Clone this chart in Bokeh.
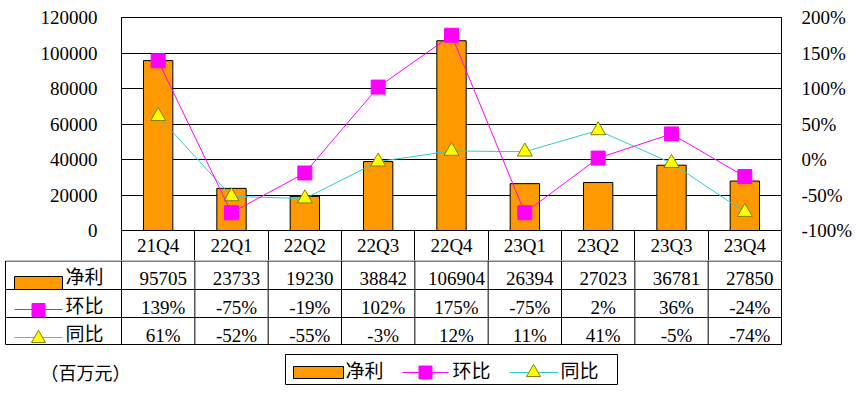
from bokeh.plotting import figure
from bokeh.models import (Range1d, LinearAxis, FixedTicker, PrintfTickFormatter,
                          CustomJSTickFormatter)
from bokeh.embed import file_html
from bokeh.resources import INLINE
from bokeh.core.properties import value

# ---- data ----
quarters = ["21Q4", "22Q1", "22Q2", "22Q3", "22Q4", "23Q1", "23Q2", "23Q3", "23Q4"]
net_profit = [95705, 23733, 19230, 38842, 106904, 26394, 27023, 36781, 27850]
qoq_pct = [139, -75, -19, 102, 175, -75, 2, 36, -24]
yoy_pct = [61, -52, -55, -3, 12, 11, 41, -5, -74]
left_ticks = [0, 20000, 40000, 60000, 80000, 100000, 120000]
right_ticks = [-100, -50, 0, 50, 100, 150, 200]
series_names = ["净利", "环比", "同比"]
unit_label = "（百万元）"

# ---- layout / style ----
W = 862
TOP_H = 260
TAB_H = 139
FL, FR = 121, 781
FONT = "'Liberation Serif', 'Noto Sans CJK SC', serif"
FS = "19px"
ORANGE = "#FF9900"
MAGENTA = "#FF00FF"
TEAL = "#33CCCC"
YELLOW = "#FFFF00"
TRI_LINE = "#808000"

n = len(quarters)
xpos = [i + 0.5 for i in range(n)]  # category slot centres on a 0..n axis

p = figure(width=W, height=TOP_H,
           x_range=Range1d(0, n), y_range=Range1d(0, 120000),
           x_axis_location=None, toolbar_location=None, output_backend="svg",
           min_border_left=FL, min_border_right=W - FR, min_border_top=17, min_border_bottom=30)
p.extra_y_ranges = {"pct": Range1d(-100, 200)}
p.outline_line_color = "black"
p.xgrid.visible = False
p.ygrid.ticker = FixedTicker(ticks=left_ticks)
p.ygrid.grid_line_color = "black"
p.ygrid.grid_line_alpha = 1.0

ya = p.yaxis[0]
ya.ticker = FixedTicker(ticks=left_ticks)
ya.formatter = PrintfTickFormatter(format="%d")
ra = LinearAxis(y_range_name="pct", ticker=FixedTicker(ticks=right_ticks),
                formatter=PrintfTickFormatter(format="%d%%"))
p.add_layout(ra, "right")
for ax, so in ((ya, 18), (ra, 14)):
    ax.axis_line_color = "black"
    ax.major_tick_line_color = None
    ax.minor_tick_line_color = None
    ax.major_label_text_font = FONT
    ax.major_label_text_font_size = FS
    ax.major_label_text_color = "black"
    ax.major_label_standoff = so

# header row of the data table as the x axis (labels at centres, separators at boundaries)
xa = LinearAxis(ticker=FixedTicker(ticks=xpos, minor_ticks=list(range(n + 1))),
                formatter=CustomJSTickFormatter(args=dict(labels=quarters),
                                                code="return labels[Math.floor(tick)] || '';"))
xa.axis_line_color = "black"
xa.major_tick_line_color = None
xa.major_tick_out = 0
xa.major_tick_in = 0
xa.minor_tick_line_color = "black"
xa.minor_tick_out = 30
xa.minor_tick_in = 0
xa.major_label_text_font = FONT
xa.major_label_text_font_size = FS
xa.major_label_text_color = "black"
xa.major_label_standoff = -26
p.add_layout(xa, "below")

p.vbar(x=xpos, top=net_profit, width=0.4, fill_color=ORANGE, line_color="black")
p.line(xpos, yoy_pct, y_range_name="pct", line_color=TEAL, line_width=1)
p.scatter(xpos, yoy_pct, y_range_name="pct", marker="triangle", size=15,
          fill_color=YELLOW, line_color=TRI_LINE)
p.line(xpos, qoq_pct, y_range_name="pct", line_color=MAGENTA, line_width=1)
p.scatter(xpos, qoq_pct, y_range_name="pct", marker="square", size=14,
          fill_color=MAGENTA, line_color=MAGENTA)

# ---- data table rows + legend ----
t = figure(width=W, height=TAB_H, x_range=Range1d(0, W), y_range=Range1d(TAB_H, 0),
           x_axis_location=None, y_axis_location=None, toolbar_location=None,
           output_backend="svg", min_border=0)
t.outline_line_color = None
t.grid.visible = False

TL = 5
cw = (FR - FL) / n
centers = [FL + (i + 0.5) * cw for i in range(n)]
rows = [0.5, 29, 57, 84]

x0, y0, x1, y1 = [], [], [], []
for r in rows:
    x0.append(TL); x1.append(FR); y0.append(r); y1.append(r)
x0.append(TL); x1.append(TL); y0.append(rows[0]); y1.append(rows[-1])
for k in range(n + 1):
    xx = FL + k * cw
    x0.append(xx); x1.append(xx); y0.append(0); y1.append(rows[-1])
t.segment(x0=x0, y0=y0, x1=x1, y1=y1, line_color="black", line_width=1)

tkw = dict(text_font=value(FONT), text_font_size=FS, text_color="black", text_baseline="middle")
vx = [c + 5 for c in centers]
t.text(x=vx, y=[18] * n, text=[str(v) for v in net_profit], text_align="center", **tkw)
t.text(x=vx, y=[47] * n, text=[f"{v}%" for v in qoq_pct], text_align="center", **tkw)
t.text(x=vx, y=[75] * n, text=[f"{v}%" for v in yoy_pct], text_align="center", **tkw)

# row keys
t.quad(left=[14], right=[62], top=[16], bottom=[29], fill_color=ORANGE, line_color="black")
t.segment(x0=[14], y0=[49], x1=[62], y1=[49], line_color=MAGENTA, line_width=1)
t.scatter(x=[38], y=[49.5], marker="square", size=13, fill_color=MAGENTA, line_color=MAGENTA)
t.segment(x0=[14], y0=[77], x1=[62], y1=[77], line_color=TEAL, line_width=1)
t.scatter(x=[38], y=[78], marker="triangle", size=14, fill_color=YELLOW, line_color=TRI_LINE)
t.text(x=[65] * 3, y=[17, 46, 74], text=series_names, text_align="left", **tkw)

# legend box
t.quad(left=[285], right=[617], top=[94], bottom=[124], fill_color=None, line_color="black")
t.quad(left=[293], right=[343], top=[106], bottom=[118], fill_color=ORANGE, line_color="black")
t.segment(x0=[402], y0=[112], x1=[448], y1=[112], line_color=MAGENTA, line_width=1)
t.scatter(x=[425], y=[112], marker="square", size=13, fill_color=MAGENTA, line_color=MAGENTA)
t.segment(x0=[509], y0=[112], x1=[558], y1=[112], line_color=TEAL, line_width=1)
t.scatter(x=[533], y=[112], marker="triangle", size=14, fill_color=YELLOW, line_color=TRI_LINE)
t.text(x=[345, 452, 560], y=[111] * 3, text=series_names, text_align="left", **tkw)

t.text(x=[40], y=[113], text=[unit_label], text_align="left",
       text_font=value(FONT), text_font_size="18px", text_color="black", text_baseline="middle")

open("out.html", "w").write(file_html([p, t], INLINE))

- What is required: Restate the data above word for word. Do not include the images.

- Answer to the exercise:
Clone this chart in Bokeh.
from bokeh.plotting import figure
from bokeh.models import (Range1d, LinearAxis, FixedTicker, PrintfTickFormatter,
                          CustomJSTickFormatter)
from bokeh.embed import file_html
from bokeh.resources import INLINE
from bokeh.core.properties import value

# ---- data ----
quarters = ["21Q4", "22Q1", "22Q2", "22Q3", "22Q4", "23Q1", "23Q2", "23Q3", "23Q4"]
net_profit = [95705, 23733, 19230, 38842, 106904, 26394, 27023, 36781, 27850]
qoq_pct = [139, -75, -19, 102, 175, -75, 2, 36, -24]
yoy_pct = [61, -52, -55, -3, 12, 11, 41, -5, -74]
left_ticks = [0, 20000, 40000, 60000, 80000, 100000, 120000]
right_ticks = [-100, -50, 0, 50, 100, 150, 200]
series_names = ["净利", "环比", "同比"]
unit_label = "（百万元）"

# ---- layout / style ----
W = 862
TOP_H = 260
TAB_H = 139
FL, FR = 121, 781
FONT = "'Liberation Serif', 'Noto Sans CJK SC', serif"
FS = "19px"
ORANGE = "#FF9900"
MAGENTA = "#FF00FF"
TEAL = "#33CCCC"
YELLOW = "#FFFF00"
TRI_LINE = "#808000"

n = len(quarters)
xpos = [i + 0.5 for i in range(n)]  # category slot centres on a 0..n axis

p = figure(width=W, height=TOP_H,
           x_range=Range1d(0, n), y_range=Range1d(0, 120000),
           x_axis_location=None, toolbar_location=None, output_backend="svg",
           min_border_left=FL, min_border_right=W - FR, min_border_top=17, min_border_bottom=30)
p.extra_y_ranges = {"pct": Range1d(-100, 200)}
p.outline_line_color = "black"
p.xgrid.visible = False
p.ygrid.ticker = FixedTicker(ticks=left_ticks)
p.ygrid.grid_line_color = "black"
p.ygrid.grid_line_alpha = 1.0

ya = p.yaxis[0]
ya.ticker = FixedTicker(ticks=left_ticks)
ya.formatter = PrintfTickFormatter(format="%d")
ra = LinearAxis(y_range_name="pct", ticker=FixedTicker(ticks=right_ticks),
                formatter=PrintfTickFormatter(format="%d%%"))
p.add_layout(ra, "right")
for ax, so in ((ya, 18), (ra, 14)):
    ax.axis_line_color = "black"
    ax.major_tick_line_color = None
    ax.minor_tick_line_color = None
    ax.major_label_text_font = FONT
    ax.major_label_text_font_size = FS
    ax.major_label_text_color = "black"
    ax.major_label_standoff = so

# header row of the data table as the x axis (labels at centres, separators at boundaries)
xa = LinearAxis(ticker=FixedTicker(ticks=xpos, minor_ticks=list(range(n + 1))),
                formatter=CustomJSTickFormatter(args=dict(labels=quarters),
                                                code="return labels[Math.floor(tick)] || '';"))
xa.axis_line_color = "black"
xa.major_tick_line_color = None
xa.major_tick_out = 0
xa.major_tick_in = 0
xa.minor_tick_line_color = "black"
xa.minor_tick_out = 30
xa.minor_tick_in = 0
xa.major_label_text_font = FONT
xa.major_label_text_font_size = FS
xa.major_label_text_color = "black"
xa.major_label_standoff = -26
p.add_layout(xa, "below")

p.vbar(x=xpos, top=net_profit, width=0.4, fill_color=ORANGE, line_color="black")
p.line(xpos, yoy_pct, y_range_name="pct", line_color=TEAL, line_width=1)
p.scatter(xpos, yoy_pct, y_range_name="pct", marker="triangle", size=15,
          fill_color=YELLOW, line_color=TRI_LINE)
p.line(xpos, qoq_pct, y_range_name="pct", line_color=MAGENTA, line_width=1)
p.scatter(xpos, qoq_pct, y_range_name="pct", marker="square", size=14,
          fill_color=MAGENTA, line_color=MAGENTA)

# ---- data table rows + legend ----
t = figure(width=W, height=TAB_H, x_range=Range1d(0, W), y_range=Range1d(TAB_H, 0),
           x_axis_location=None, y_axis_location=None, toolbar_location=None,
           output_backend="svg", min_border=0)
t.outline_line_color = None
t.grid.visible = False

TL = 5
cw = (FR - FL) / n
centers = [FL + (i + 0.5) * cw for i in range(n)]
rows = [0.5, 29, 57, 84]

x0, y0, x1, y1 = [], [], [], []
for r in rows:
    x0.append(TL); x1.append(FR); y0.append(r); y1.append(r)
x0.append(TL); x1.append(TL); y0.append(rows[0]); y1.append(rows[-1])
for k in range(n + 1):
    xx = FL + k * cw
    x0.append(xx); x1.append(xx); y0.append(0); y1.append(rows[-1])
t.segment(x0=x0, y0=y0, x1=x1, y1=y1, line_color="black", line_width=1)

tkw = dict(text_font=value(FONT), text_font_size=FS, text_color="black", text_baseline="middle")
vx = [c + 5 for c in centers]
t.text(x=vx, y=[18] * n, text=[str(v) for v in net_profit], text_align="center", **tkw)
t.text(x=vx, y=[47] * n, text=[f"{v}%" for v in qoq_pct], text_align="center", **tkw)
t.text(x=vx, y=[75] * n, text=[f"{v}%" for v in yoy_pct], text_align="center", **tkw)

# row keys
t.quad(left=[14], right=[62], top=[16], bottom=[29], fill_color=ORANGE, line_color="black")
t.segment(x0=[14], y0=[49], x1=[62], y1=[49], line_color=MAGENTA, line_width=1)
t.scatter(x=[38], y=[49.5], marker="square", size=13, fill_color=MAGENTA, line_color=MAGENTA)
t.segment(x0=[14], y0=[77], x1=[62], y1=[77], line_color=TEAL, line_width=1)
t.scatter(x=[38], y=[78], marker="triangle", size=14, fill_color=YELLOW, line_color=TRI_LINE)
t.text(x=[65] * 3, y=[17, 46, 74], text=series_names, text_align="left", **tkw)

# legend box
t.quad(left=[285], right=[617], top=[94], bottom=[124], fill_color=None, line_color="black")
t.quad(left=[293], right=[343], top=[106], bottom=[118], fill_color=ORANGE, line_color="black")
t.segment(x0=[402], y0=[112], x1=[448], y1=[112], line_color=MAGENTA, line_width=1)
t.scatter(x=[425], y=[112], marker="square", size=13, fill_color=MAGENTA, line_color=MAGENTA)
t.segment(x0=[509], y0=[112], x1=[558], y1=[112], line_color=TEAL, line_width=1)
t.scatter(x=[533], y=[112], marker="triangle", size=14, fill_color=YELLOW, line_color=TRI_LINE)
t.text(x=[345, 452, 560], y=[111] * 3, text=series_names, text_align="left", **tkw)

t.text(x=[40], y=[113], text=[unit_label], text_align="left",
       text_font=value(FONT), text_font_size="18px", text_color="black", text_baseline="middle")

open("out.html", "w").write(file_html([p, t], INLINE))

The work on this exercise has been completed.